Des Moines, IA (Law Firm Newswire) February 22, 2011 – Depending on the state in which one lives, there may be access to state or federal exemptions when bankruptcy is declared. Some states opt for federal exemptions, while states like Iowa opt out and provide state exemptions.
“Filing for bankruptcy means that you have certain exemptions. In a nutshell what that means for you is you are allowed to keep a certain amount of your assets, meaning they are untouched.
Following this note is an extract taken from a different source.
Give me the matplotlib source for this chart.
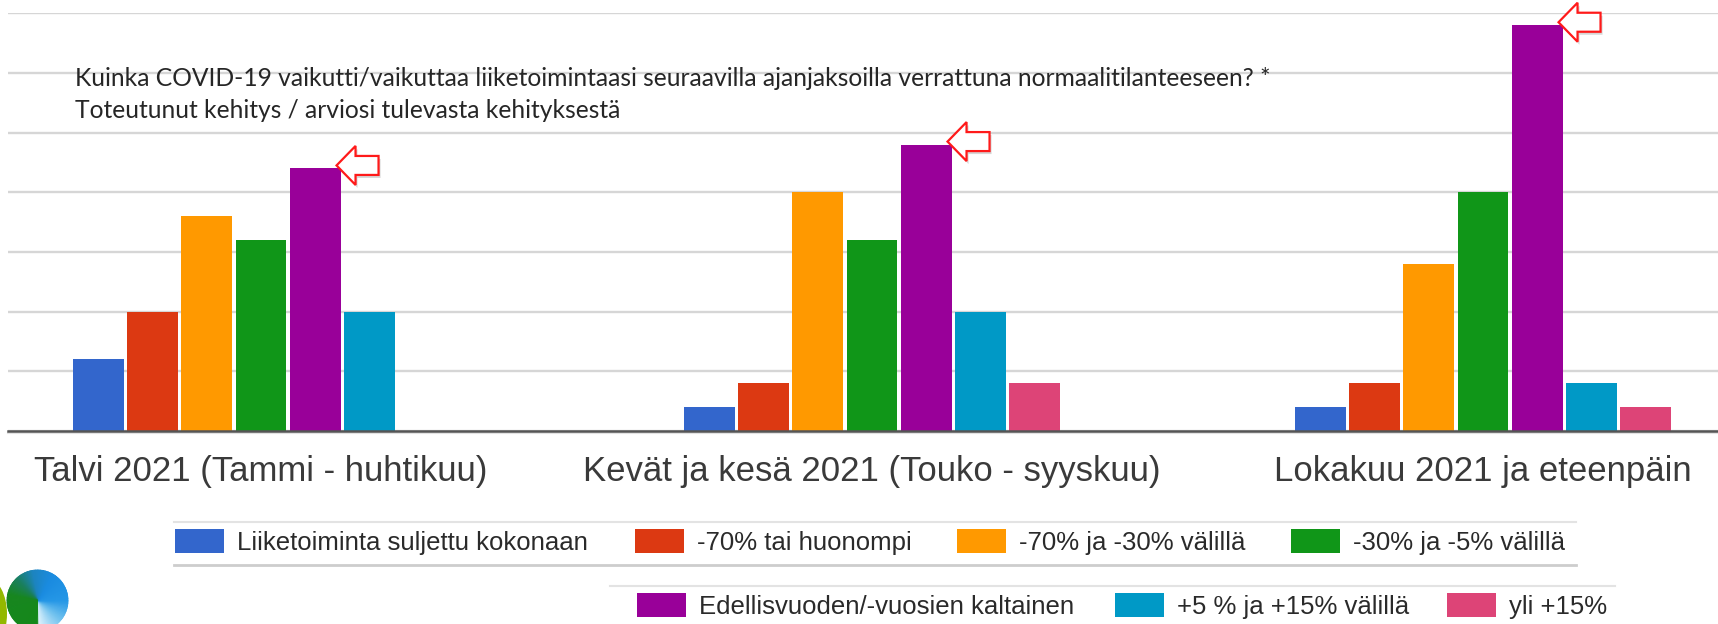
import matplotlib
matplotlib.use("Agg")
import matplotlib.pyplot as plt
from matplotlib import font_manager, transforms as mtransforms
from matplotlib.colors import to_rgb
from matplotlib.patches import Rectangle, Polygon, Wedge, Ellipse
from matplotlib.lines import Line2D
import numpy as np

# ---------------- data ----------------
categories = ["Talvi 2021 (Tammi - huhtikuu)",
              "Kevät ja kesä 2021 (Touko - syyskuu)",
              "Lokakuu 2021 ja eteenpäin"]
series_names = ["Liiketoiminta suljettu kokonaan",
                "-70% tai huonompi",
                "-70% ja -30% välillä",
                "-30% ja -5% välillä",
                "Edellisvuoden/-vuosien kaltainen",
                "+5 % ja +15% välillä",
                "yli +15%"]
suljettu = [3, 1, 1]
alle_70 = [5, 2, 2]
valilla_70_30 = [9, 10, 7]
valilla_30_5 = [8, 8, 10]
edellisvuosi = [11, 12, 17]
valilla_5_15 = [5, 5, 2]
yli_15 = [0, 2, 1]
series_values = [suljettu, alle_70, valilla_70_30, valilla_30_5,
                 edellisvuosi, valilla_5_15, yli_15]
colors = ["#3366cc", "#dc3912", "#ff9900", "#109618",
          "#990099", "#0099c6", "#dd4477"]
title_lines = ["Kuinka COVID-19 vaikutti/vaikuttaa liiketoimintaasi seuraavilla ajanjaksoilla verrattuna normaalitilanteeseen? *",
               "Toteutunut kehitys / arviosi tulevasta kehityksestä"]
y_max = 17.5
y_step = 2.5

# ---------------- fonts ----------------
names = {f.name for f in font_manager.fontManager.ttflist}
sans = "Liberation Sans" if "Liberation Sans" in names else "DejaVu Sans"
title_font = "Lato" if "Lato" in names else "DejaVu Sans"

W, H = 1718, 624
fig = plt.figure(figsize=(W / 100, H / 100), dpi=100)
fig.patch.set_facecolor("white")

ax_left, ax_right, ax_bottom, ax_top = 8, 1718, 431, 13.3
ax = fig.add_axes([ax_left / W, 1 - ax_bottom / H,
                   (ax_right - ax_left) / W, (ax_bottom - ax_top) / H])

# group layout (pixels -> data units)
px_per_unit = 611.0
first_center_px = 261.0
slot = 54.2 / px_per_unit
bw = slot * 0.935
x = np.arange(len(categories))
n = len(series_values)
for i, vals in enumerate(series_values):
    ax.bar(x + (i - (n - 1) / 2) * slot, vals, width=bw, color=colors[i],
           linewidth=0, zorder=3)

ax.set_xlim((ax_left - first_center_px) / px_per_unit,
            (ax_right - first_center_px) / px_per_unit)
ax.set_ylim(0, y_max)
ax.set_yticks(np.arange(0, y_max + 0.01, y_step))
ax.yaxis.grid(True, color="#d6d6d6", linewidth=1.7, zorder=0)
ax.set_axisbelow(True)
ax.tick_params(axis="y", left=False, labelleft=False)
for s in ax.spines.values():
    s.set_visible(False)
ax.axhline(0, color="#555555", linewidth=1.8, zorder=4, clip_on=False)
ax.axhline(-0.07, color="#e2e2e2", linewidth=1.5, zorder=2, clip_on=False)

ax.set_xticks(x)
ax.set_xticklabels(categories, fontsize=25, family=sans, color="#3a3a3a")
ax.tick_params(axis="x", length=0, pad=17.5)

# red outline arrows at the "Edellisvuoden" bars
L, hl, hw, tw = 42, 19, 19.5, 9.5
arrow_pts = np.array([[0, 0], [hl, hw], [hl, tw], [L, tw], [L, -tw],
                      [hl, -tw], [hl, -hw], [0, 0]]) + np.array([-4, 3])
purple = 4
for g in range(len(categories)):
    xr = x[g] + (purple - (n - 1) / 2) * slot + bw / 2
    anchor = mtransforms.ScaledTranslation(xr, edellisvuosi[g], ax.transData)
    shadow = Polygon(arrow_pts + np.array([2, -3]), closed=True,
                     transform=mtransforms.Affine2D() + anchor,
                     facecolor="#000000", alpha=0.16, edgecolor="none",
                     zorder=5, clip_on=False)
    arr = Polygon(arrow_pts, closed=True,
                  transform=mtransforms.Affine2D() + anchor,
                  facecolor="white", edgecolor="#ff1a1a", linewidth=1.6,
                  zorder=6, clip_on=False)
    ax.add_patch(shadow)
    ax.add_patch(arr)

# title text inside plot area
fig.text(75 / W, 1 - 86 / H, title_lines[0], family=title_font,
         fontsize=17.7, color="#262626", va="baseline", ha="left")
fig.text(75 / W, 1 - 118 / H, title_lines[1], family=title_font,
         fontsize=17.7, color="#262626", va="baseline", ha="left")

# ---------------- legend (two rows) ----------------
ident = mtransforms.IdentityTransform()
def hline(x0, x1, y, color, lw):
    fig.add_artist(Line2D([x0, x1], [H - y, H - y], color=color,
                          linewidth=lw, transform=ident))

hline(174, 1576, 522, "#e3e3e3", 1.5)
hline(174, 1576, 565, "#cdcdcd", 2.0)
hline(610, 1615, 586, "#e3e3e3", 1.5)

legend_rows = [[0, 1, 2, 3], [4, 5, 6]]
legend_left = [[175, 635, 957, 1291], [637, 1115, 1447]]
legend_yc = [540.5, 604.5]
for row, lefts, yc in zip(legend_rows, legend_left, legend_yc):
    for idx, xl in zip(row, lefts):
        fig.add_artist(Rectangle((xl, H - yc - 12), 49, 24,
                                 facecolor=colors[idx], edgecolor="none",
                                 transform=ident))
        fig.text((xl + 62) / W, 1 - yc / H, series_names[idx],
                 family=sans, fontsize=18.5, color="#2a2a2a",
                 va="center_baseline", ha="left")

# ---------------- logo fragment (bottom-left) ----------------
cx, cy, r = 37.5, H - 600.5, 30.5
fig.add_artist(Ellipse((-12, H - 614), 38, 70, facecolor="#93b800",
                       edgecolor="none", transform=ident))
stops_ang = [-90, -40, 0, 60, 100, 135, 170, 270]
stops_col = ["#e6f5fd", "#74c4ef", "#2597e6", "#1a8be0", "#1c84c0",
             "#1a7f5c", "#17861f", "#15881a"]
stops_rgb = np.array([to_rgb(c) for c in stops_col])
step = 3
for a in np.arange(-90, 270, step):
    am = a + step / 2
    c = tuple(np.interp(am, stops_ang, stops_rgb[:, k]) for k in range(3))
    fig.add_artist(Wedge((cx, cy), r, a, a + step + 0.8, facecolor=c,
                         edgecolor=c, linewidth=0.6, transform=ident))

fig.savefig("out.png", dpi=100, facecolor="white")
This means you have the ability to start over again and not be caught up in the vicious circle of debt entrapment,” said Kevin Ahrenholz, an Iowa bankruptcy lawyer.
If a personal residence is exempted up to a certain dollar figure, it will mean that if the home is exempt up to $45,000, the person filing bankruptcy may have to sell to clear the debt for anything above the value of $45,000. While some of the rules and regulations may seem confusing and intimidating, hiring a competent Iowa bankruptcy lawyer will make the filing go smoothly and without the anxiety most people facing bankruptcy experience. As with anything relating to the law, things change, and exemptions are subject to adjustment every few years to match the current consumer price index.
Depending on the state, there may also be a homestead exemption. “Here is how that works,” Ahrenholz said. “If the state homestead exemption is $25,000 and you have equity in your home valued at $110,000, one would need to file Chapter 13 bankruptcy or sell your home. After the sale, you keep roughly $25,000, with the rest going towards paying your debt. Those living in Iowa are very fortunate because there is an unlimited homestead exemption with a few exceptions to that general rule.”
“Additionally, there are federal non-bankruptcy exemptions and they may be filed under your own state’s exemptions,” Ahrenholz said. Those non-bankruptcy options cover pensions for military service employees, railroad workers, civil service workers and foreign-service staff. “You will also find other exemptions in this area that cover things like public benefits such as disability benefits for government workers and death benefits. There are other areas, but it’s best to ask about those when you speak to your Iowa bankruptcy lawyer,” he said.
There are exemptions that only apply in certain cases, meaning filing bankruptcy is a case-by-case scenario and its best not to assume that exemptions one may have read about are applicable straight across the board for everyone. When in doubt, discuss bankruptcy dos and don’ts with a skilled Iowa bankruptcy lawyer.